Frustrated by having to conduct weather research from a subbasement lab on the University of Washington campus, Hobbs wangled a trip for himself and a team of graduate students to fly to a glacier on 7,965-foot-high Mount Olympus, where they could study clouds up close. That experience hooked him on the idea of using airplanes as mobile laboratories. By 1970 he had secured the use of a Douglas B-23 Dragon, a World War II-era patrol-and-training aircraft that had been owned by Howard Hughes and had seen action in war movies. The plane, bought by the university and supported by federal grants, gave Hobbs the freedom to investigate whatever weather phenomena piqued his curiosity, from the sulfur content of Arctic haze and the structure of ice crystals in Pacific winter storms, to the meteorological fallout of the more than 600 oil wells burning in Kuwait after the Gulf War.

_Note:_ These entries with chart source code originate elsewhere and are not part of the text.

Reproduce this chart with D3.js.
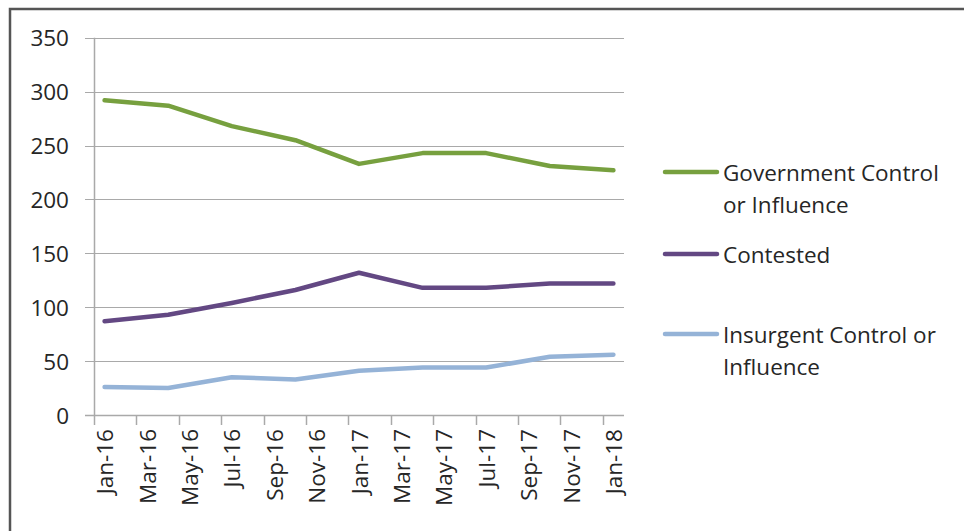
<!DOCTYPE html>
<html>
<head>
<meta charset="utf-8">
<script src="https://cdn.jsdelivr.net/npm/d3@7"></script>
<style>
  html, body { margin: 0; padding: 0; background: #fff; }
  svg { display: block; }
  text { font-family: "Open Sans", Lato, sans-serif; fill: #262626; }
</style>
</head>
<body>
<svg id="chart" width="964" height="531"></svg>
<script>
// Monthly categories of the date axis (Jan-16 .. Jan-18)
const months = ["Jan-16","Feb-16","Mar-16","Apr-16","May-16","Jun-16","Jul-16","Aug-16","Sep-16","Oct-16","Nov-16","Dec-16",
                "Jan-17","Feb-17","Mar-17","Apr-17","May-17","Jun-17","Jul-17","Aug-17","Sep-17","Oct-17","Nov-17","Dec-17",
                "Jan-18"];
// Labelled months on the axis
const tickLabels = ["Jan-16","Mar-16","May-16","Jul-16","Sep-16","Nov-16","Jan-17","Mar-17","May-17","Jul-17","Sep-17","Nov-17","Jan-18"];
const yTicks = [0, 50, 100, 150, 200, 250, 300, 350];

// Quarterly observations
const obsMonths  = ["Jan-16","Apr-16","Jul-16","Oct-16","Jan-17","Apr-17","Jul-17","Oct-17","Jan-18"];
const government = [292, 287, 268, 255, 233, 243, 243, 231, 227];
const contested  = [87, 93, 104, 116, 132, 118, 118, 122, 122];
const insurgent  = [26, 25, 35, 33, 41, 44, 44, 54, 56];

const seriesNames = ["Government Control or Influence", "Contested", "Insurgent Control or Influence"];
const seriesColors = ["#77A03F", "#634883", "#95B3D7"];
const seriesValues = [government, contested, insurgent];

const svg = d3.select("#chart");
const fontSize = "22.5px";

// outer frame
svg.append("path")
  .attr("d", "M10,531 V9 H964")
  .attr("fill", "none").attr("stroke", "#555").attr("stroke-width", 2.5);

const x = d3.scaleBand().domain(months).range([94, 624]).paddingInner(0).paddingOuter(0);
const y = d3.scaleLinear().domain([0, 350]).range([415, 37.8]);

const grid = "#A9A9A9";

// horizontal gridlines with outside ticks
svg.append("g").selectAll("line").data(yTicks.filter(d => d > 0)).join("line")
  .attr("x1", 85).attr("x2", 624)
  .attr("y1", d => Math.round(y(d)) + 0.5).attr("y2", d => Math.round(y(d)) + 0.5)
  .attr("stroke", grid).attr("stroke-width", 1);

// y axis labels
svg.append("g").selectAll("text").data(yTicks).join("text")
  .attr("x", 69).attr("y", d => y(d))
  .attr("text-anchor", "end").attr("dominant-baseline", "central")
  .style("font-size", fontSize)
  .text(d => d);

// y axis line
svg.append("line").attr("x1", 94.5).attr("x2", 94.5).attr("y1", y(350)).attr("y2", 415)
  .attr("stroke", grid).attr("stroke-width", 1.5);

// x axis line
svg.append("line").attr("x1", 85).attr("x2", 624).attr("y1", 415.5).attr("y2", 415.5)
  .attr("stroke", grid).attr("stroke-width", 1.5);

// x axis ticks at the start of each labelled month
svg.append("g").selectAll("line").data(tickLabels).join("line")
  .attr("x1", d => Math.round(x(d)) + 0.5).attr("x2", d => Math.round(x(d)) + 0.5)
  .attr("y1", 415).attr("y2", 425)
  .attr("stroke", grid).attr("stroke-width", 1.5);

// x axis labels, rotated
svg.append("g").selectAll("text").data(tickLabels).join("text")
  .attr("transform", d => `translate(${x(d) + x.bandwidth() / 2},429) rotate(-90)`)
  .attr("text-anchor", "end").attr("dominant-baseline", "central")
  .style("font-size", fontSize)
  .text(d => d);

// series lines
const line = d3.line()
  .x((d, i) => x(obsMonths[i]) + x.bandwidth() / 2)
  .y(d => y(d));

seriesValues.forEach((vals, k) => {
  svg.append("path").datum(vals)
    .attr("d", line)
    .attr("fill", "none")
    .attr("stroke", seriesColors[k])
    .attr("stroke-width", 4.5)
    .attr("stroke-linejoin", "round")
    .attr("stroke-linecap", "round");
});

// legend
const legendRows = [
  { lines: ["Government Control", "or Influence"], y: 172 },
  { lines: ["Contested"], y: 254 },
  { lines: ["Insurgent Control or", "Influence"], y: 334 }
];
legendRows.forEach((row, k) => {
  svg.append("line")
    .attr("x1", 665).attr("x2", 717).attr("y1", row.y).attr("y2", row.y)
    .attr("stroke", seriesColors[k]).attr("stroke-width", 4.5).attr("stroke-linecap", "round");
  row.lines.forEach((t, j) => {
    svg.append("text")
      .attr("x", 723).attr("y", row.y + j * 32)
      .attr("dominant-baseline", "central")
      .style("font-size", fontSize)
      .text(t);
  });
});
</script>
</body>
</html>
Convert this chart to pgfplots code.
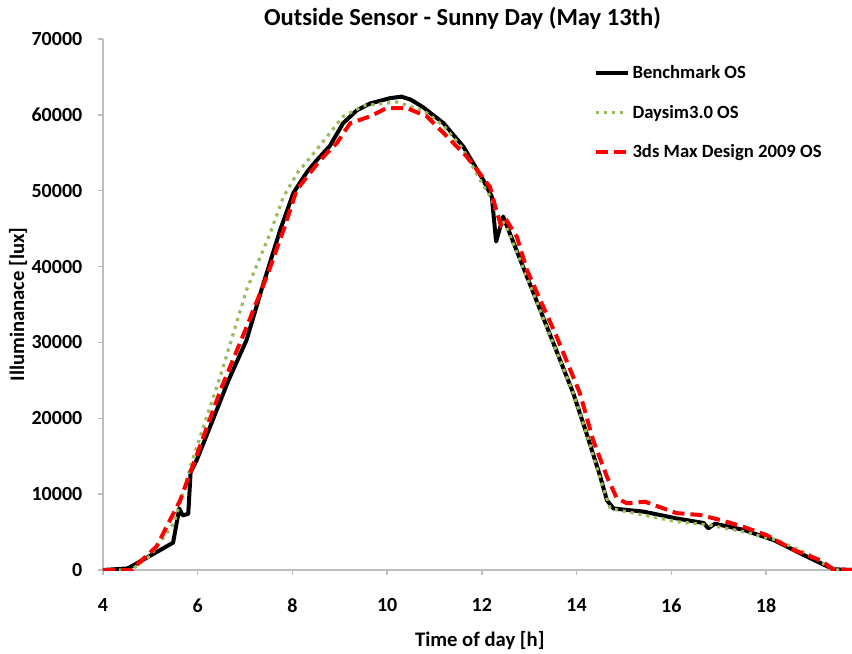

Over the past 32 years Hobbs has circled the globe on three different aircraft he’s outfitted with a raft of meteorological instrumentation, attempting to learn why precipitation arrives in distinct rainbands, how pollution affects rainfall, and the nature of the relationship between cloud processes and rainfall intensity.

Hobbs' customary reserve cracks again when he recounts a mad dash into the scalding plume of Mount Saint Helens as it spewed ashes several miles into the atmosphere on the morning of May 18, 1980. The volcano blew at 8:20 A.M. on a Sunday, and by 11 A.M. Hobbs and his crew were in the air and flying toward it.

"As we approached this monster, I could see that the huge plume looked like a cauliflower with each part heaving and turning," he recalls. As they flew 20 miles downwind, a volley of explosions suddenly rattled the plane. "I remember thinking we’re being hit by rocks and we’re dead," he says. "But it turned out to be volcanic hailstones—highly charged conglomerations of dust that fell apart when they hit the plane."

The noise was terrifying, but the aircraft sustained no significant damage. As the plume drifted into Idaho, Hobbs recorded some of the first quantitative measurements ever made of the carbon dioxide, water vapor and sulfur dioxide emitted by an erupting volcano.

Given his passion for flying into billows of smoke, volleys of volcanic hail and torrents of microscopic ice crystals, I was surprised to learn that the Convair had recently been sold. "I’ll miss the excitement of doing fieldwork all around the world," he says. But he won’t miss having to raise $2 million each year, most of it in grants, which he needs to fund his aerial projects.

Even so, Hobbs is adamant that he has no intention of coming in out of the rain. After all, he has accumulated enough data to keep him and his department squeezing secrets out of the clouds for at least the next ten years.